EXERCISE DESCRIPTION: In the entries below, repeat only the lines between those holding "Convert this diagram to TikZ code." and "(bodyntxt) at (246,-538)", inclusive. Leave pictures out.

DATA TO USE:
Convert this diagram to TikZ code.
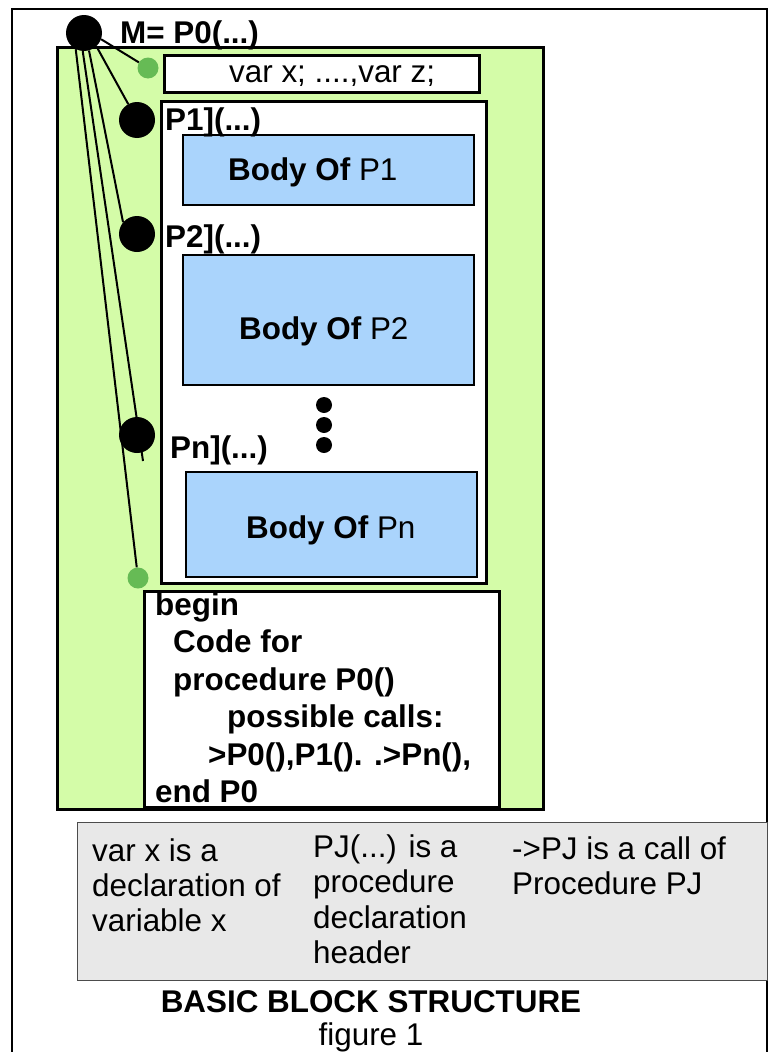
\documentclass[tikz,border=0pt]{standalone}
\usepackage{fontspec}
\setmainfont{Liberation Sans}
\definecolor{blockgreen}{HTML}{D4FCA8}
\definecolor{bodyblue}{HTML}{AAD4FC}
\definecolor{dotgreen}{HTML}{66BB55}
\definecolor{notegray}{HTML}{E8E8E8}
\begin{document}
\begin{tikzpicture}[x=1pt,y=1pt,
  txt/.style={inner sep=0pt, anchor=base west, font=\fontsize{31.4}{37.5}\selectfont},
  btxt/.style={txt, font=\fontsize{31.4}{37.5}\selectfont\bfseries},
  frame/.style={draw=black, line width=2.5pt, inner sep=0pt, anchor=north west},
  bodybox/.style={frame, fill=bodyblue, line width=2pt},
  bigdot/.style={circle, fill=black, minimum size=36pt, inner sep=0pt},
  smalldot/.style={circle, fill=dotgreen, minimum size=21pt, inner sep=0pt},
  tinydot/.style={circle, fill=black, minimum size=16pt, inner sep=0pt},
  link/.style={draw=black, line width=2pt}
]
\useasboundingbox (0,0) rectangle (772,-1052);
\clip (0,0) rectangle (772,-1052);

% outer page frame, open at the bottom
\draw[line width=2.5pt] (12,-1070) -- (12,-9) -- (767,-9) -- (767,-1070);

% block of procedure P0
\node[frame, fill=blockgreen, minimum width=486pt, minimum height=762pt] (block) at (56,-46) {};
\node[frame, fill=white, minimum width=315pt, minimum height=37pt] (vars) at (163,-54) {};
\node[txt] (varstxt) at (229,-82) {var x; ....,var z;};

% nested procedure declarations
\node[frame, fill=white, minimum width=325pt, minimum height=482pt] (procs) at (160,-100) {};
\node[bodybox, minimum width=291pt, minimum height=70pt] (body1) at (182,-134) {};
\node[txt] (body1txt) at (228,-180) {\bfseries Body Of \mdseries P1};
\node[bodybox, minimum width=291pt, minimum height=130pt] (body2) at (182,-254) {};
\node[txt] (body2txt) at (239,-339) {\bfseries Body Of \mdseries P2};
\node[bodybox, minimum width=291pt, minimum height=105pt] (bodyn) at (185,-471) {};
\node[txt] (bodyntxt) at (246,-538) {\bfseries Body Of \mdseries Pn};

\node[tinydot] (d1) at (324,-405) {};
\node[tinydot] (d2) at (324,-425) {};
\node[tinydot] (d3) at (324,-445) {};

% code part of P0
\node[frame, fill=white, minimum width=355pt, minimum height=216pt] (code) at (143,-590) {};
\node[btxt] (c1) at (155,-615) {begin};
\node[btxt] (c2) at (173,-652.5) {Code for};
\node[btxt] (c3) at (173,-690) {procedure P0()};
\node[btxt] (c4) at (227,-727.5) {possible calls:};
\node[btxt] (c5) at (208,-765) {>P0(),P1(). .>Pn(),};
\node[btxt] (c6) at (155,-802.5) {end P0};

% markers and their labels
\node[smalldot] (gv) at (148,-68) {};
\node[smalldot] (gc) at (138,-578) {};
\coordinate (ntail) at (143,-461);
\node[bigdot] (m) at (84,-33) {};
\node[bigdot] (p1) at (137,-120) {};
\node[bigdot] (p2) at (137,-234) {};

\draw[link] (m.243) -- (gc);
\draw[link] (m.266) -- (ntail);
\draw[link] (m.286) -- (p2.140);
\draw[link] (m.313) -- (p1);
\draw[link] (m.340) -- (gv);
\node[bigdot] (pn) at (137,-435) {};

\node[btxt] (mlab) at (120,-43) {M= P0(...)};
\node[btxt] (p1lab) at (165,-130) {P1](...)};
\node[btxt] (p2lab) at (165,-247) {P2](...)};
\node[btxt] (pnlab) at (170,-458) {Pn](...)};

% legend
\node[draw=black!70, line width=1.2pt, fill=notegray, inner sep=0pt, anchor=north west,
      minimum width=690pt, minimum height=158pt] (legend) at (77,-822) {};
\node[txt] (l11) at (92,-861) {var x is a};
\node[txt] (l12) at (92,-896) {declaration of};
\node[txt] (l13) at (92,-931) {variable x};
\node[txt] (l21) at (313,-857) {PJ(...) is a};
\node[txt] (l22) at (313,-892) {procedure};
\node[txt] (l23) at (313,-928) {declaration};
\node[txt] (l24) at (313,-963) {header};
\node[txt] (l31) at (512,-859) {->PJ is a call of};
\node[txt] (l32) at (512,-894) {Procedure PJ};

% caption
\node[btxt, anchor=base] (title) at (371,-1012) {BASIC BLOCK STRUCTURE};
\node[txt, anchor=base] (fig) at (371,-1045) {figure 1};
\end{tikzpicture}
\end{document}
...
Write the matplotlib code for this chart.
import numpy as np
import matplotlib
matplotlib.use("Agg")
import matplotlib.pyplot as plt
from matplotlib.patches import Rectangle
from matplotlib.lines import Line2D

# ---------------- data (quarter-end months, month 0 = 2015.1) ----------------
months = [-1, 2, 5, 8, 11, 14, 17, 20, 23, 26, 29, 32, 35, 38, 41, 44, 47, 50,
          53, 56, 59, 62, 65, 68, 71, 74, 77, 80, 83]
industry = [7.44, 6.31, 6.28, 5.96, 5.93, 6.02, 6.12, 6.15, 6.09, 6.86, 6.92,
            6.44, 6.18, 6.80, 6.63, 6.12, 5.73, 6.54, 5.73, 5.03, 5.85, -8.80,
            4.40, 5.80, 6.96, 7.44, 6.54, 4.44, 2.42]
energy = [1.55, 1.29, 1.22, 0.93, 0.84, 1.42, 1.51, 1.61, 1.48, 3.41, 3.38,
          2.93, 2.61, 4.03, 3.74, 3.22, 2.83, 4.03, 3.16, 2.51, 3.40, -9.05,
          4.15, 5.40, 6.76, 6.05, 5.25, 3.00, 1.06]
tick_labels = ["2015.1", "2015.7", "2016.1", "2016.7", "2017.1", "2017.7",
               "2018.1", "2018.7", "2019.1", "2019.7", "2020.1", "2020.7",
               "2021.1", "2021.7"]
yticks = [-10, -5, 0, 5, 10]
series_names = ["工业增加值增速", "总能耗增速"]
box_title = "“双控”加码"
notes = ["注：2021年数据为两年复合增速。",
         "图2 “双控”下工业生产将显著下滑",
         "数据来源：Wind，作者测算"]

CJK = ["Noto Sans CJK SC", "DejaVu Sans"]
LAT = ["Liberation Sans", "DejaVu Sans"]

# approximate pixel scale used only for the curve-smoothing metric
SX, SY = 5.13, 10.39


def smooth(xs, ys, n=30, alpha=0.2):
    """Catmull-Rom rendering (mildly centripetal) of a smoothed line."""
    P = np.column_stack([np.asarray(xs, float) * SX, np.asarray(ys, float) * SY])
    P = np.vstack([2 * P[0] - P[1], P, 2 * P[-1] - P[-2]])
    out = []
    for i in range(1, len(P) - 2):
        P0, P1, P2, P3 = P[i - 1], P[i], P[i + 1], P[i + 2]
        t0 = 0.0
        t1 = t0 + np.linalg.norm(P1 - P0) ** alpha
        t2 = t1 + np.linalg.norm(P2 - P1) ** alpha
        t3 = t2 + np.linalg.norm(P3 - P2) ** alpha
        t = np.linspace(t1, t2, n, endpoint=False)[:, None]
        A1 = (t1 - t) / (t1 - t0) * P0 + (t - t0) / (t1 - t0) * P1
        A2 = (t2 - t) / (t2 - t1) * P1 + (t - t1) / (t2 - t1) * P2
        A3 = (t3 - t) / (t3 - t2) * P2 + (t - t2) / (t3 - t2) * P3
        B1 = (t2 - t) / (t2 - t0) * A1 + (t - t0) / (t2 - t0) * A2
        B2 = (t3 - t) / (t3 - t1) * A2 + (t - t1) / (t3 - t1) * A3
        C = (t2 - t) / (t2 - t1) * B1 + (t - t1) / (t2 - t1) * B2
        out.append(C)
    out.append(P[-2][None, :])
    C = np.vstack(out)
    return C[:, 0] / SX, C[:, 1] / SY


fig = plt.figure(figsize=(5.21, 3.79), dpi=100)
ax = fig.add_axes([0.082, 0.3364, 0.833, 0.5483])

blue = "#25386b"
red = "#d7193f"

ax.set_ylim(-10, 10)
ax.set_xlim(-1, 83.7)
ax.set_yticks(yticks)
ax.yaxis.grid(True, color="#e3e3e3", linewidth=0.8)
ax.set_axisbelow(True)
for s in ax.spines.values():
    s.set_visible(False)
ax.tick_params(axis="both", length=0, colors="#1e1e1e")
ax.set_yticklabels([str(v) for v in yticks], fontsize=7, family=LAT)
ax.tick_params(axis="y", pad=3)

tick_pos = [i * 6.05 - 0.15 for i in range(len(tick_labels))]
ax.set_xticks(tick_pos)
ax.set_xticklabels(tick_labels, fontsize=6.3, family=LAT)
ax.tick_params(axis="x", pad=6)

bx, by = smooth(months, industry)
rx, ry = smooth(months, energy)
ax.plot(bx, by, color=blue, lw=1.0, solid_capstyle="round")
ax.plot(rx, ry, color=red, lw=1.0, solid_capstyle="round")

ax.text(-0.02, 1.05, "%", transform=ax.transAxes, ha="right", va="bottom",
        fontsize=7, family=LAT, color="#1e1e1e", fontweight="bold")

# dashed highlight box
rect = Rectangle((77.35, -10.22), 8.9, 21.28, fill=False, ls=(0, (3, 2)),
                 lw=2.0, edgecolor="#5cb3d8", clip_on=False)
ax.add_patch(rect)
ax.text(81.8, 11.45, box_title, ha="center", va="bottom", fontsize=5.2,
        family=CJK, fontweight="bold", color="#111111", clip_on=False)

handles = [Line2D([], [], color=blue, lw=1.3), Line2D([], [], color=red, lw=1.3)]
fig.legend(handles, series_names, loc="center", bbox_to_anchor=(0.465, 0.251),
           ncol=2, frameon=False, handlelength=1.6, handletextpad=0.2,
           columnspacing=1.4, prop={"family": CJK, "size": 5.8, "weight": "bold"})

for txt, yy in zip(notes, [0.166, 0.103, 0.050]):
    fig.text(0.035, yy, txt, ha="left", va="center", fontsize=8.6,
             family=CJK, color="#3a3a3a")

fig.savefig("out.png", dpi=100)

EXERCISE ANSWER:
Convert this diagram to TikZ code.
\documentclass[tikz,border=0pt]{standalone}
\usepackage{fontspec}
\setmainfont{Liberation Sans}
\definecolor{blockgreen}{HTML}{D4FCA8}
\definecolor{bodyblue}{HTML}{AAD4FC}
\definecolor{dotgreen}{HTML}{66BB55}
\definecolor{notegray}{HTML}{E8E8E8}
\begin{document}
\begin{tikzpicture}[x=1pt,y=1pt,
  txt/.style={inner sep=0pt, anchor=base west, font=\fontsize{31.4}{37.5}\selectfont},
  btxt/.style={txt, font=\fontsize{31.4}{37.5}\selectfont\bfseries},
  frame/.style={draw=black, line width=2.5pt, inner sep=0pt, anchor=north west},
  bodybox/.style={frame, fill=bodyblue, line width=2pt},
  bigdot/.style={circle, fill=black, minimum size=36pt, inner sep=0pt},
  smalldot/.style={circle, fill=dotgreen, minimum size=21pt, inner sep=0pt},
  tinydot/.style={circle, fill=black, minimum size=16pt, inner sep=0pt},
  link/.style={draw=black, line width=2pt}
]
\useasboundingbox (0,0) rectangle (772,-1052);
\clip (0,0) rectangle (772,-1052);

% outer page frame, open at the bottom
\draw[line width=2.5pt] (12,-1070) -- (12,-9) -- (767,-9) -- (767,-1070);

% block of procedure P0
\node[frame, fill=blockgreen, minimum width=486pt, minimum height=762pt] (block) at (56,-46) {};
\node[frame, fill=white, minimum width=315pt, minimum height=37pt] (vars) at (163,-54) {};
\node[txt] (varstxt) at (229,-82) {var x; ....,var z;};

% nested procedure declarations
\node[frame, fill=white, minimum width=325pt, minimum height=482pt] (procs) at (160,-100) {};
\node[bodybox, minimum width=291pt, minimum height=70pt] (body1) at (182,-134) {};
\node[txt] (body1txt) at (228,-180) {\bfseries Body Of \mdseries P1};
\node[bodybox, minimum width=291pt, minimum height=130pt] (body2) at (182,-254) {};
\node[txt] (body2txt) at (239,-339) {\bfseries Body Of \mdseries P2};
\node[bodybox, minimum width=291pt, minimum height=105pt] (bodyn) at (185,-471) {};
\node[txt] (bodyntxt) at (246,-538) {\bfseries Body Of \mdseries Pn};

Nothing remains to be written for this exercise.